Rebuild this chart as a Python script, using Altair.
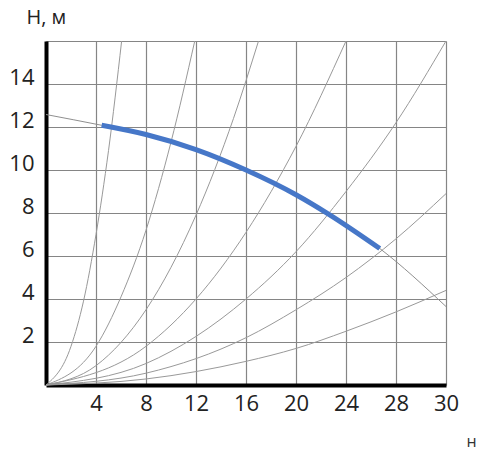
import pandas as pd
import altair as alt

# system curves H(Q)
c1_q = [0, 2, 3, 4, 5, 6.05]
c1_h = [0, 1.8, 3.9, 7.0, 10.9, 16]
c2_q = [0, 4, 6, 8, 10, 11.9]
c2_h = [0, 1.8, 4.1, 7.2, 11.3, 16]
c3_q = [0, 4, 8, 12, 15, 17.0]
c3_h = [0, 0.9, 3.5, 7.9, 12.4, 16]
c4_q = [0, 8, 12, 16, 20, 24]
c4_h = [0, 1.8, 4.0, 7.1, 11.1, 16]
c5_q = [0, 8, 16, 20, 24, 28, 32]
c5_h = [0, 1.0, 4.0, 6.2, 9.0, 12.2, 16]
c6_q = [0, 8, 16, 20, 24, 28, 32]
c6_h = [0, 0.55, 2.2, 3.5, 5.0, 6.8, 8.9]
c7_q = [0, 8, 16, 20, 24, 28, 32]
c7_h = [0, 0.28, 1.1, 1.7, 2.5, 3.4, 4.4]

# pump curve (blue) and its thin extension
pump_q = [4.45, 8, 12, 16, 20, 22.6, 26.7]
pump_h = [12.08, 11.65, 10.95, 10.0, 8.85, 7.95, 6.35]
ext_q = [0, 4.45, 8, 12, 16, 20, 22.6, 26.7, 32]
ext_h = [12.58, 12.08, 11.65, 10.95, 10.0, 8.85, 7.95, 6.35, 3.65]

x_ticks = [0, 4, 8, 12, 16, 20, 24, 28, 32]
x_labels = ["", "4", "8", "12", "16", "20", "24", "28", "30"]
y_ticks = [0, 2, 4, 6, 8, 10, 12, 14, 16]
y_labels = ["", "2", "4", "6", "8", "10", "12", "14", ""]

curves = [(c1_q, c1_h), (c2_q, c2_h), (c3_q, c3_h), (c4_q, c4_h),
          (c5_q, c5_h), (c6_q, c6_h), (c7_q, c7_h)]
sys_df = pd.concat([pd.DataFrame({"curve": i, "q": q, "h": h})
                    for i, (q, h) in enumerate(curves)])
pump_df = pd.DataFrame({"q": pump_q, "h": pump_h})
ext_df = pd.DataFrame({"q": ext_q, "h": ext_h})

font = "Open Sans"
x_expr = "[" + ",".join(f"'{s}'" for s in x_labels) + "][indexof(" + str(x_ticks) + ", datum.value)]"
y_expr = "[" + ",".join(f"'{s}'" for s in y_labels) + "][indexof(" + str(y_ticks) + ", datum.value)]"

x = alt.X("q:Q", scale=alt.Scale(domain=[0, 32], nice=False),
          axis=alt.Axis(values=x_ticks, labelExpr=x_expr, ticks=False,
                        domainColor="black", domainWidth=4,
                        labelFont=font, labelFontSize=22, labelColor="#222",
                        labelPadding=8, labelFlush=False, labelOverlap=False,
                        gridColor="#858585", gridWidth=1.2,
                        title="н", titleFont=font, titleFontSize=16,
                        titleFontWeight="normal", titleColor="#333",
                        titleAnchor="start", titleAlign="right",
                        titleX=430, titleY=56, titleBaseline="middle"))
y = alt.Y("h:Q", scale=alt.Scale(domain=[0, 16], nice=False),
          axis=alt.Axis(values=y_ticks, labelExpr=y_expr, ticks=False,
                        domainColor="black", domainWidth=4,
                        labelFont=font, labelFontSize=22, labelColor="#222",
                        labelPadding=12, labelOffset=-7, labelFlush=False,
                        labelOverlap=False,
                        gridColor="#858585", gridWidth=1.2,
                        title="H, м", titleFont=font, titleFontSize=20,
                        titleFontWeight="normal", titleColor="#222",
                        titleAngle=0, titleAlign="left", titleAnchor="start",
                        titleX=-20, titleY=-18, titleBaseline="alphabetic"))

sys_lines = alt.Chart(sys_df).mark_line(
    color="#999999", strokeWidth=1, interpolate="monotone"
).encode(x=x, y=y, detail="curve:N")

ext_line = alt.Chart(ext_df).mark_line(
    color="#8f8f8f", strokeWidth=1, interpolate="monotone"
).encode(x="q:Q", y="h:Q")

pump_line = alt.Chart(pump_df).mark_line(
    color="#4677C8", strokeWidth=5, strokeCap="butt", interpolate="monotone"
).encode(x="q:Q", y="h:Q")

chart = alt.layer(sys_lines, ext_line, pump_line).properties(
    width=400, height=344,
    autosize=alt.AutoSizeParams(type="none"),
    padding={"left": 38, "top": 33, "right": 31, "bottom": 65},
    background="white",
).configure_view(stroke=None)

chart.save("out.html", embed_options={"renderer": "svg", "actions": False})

▸ BRIEF
Begin at the top of the material above and output each line exactly, stopping after the line that holds "c7_h = [0, 0.28, 1.1, 1.7, 2.5, 3.4, 4.4]". Leave out pictures.

▸ EXERCISE RESULT
Rebuild this chart as a Python script, using Altair.
import pandas as pd
import altair as alt

# system curves H(Q)
c1_q = [0, 2, 3, 4, 5, 6.05]
c1_h = [0, 1.8, 3.9, 7.0, 10.9, 16]
c2_q = [0, 4, 6, 8, 10, 11.9]
c2_h = [0, 1.8, 4.1, 7.2, 11.3, 16]
c3_q = [0, 4, 8, 12, 15, 17.0]
c3_h = [0, 0.9, 3.5, 7.9, 12.4, 16]
c4_q = [0, 8, 12, 16, 20, 24]
c4_h = [0, 1.8, 4.0, 7.1, 11.1, 16]
c5_q = [0, 8, 16, 20, 24, 28, 32]
c5_h = [0, 1.0, 4.0, 6.2, 9.0, 12.2, 16]
c6_q = [0, 8, 16, 20, 24, 28, 32]
c6_h = [0, 0.55, 2.2, 3.5, 5.0, 6.8, 8.9]
c7_q = [0, 8, 16, 20, 24, 28, 32]
c7_h = [0, 0.28, 1.1, 1.7, 2.5, 3.4, 4.4]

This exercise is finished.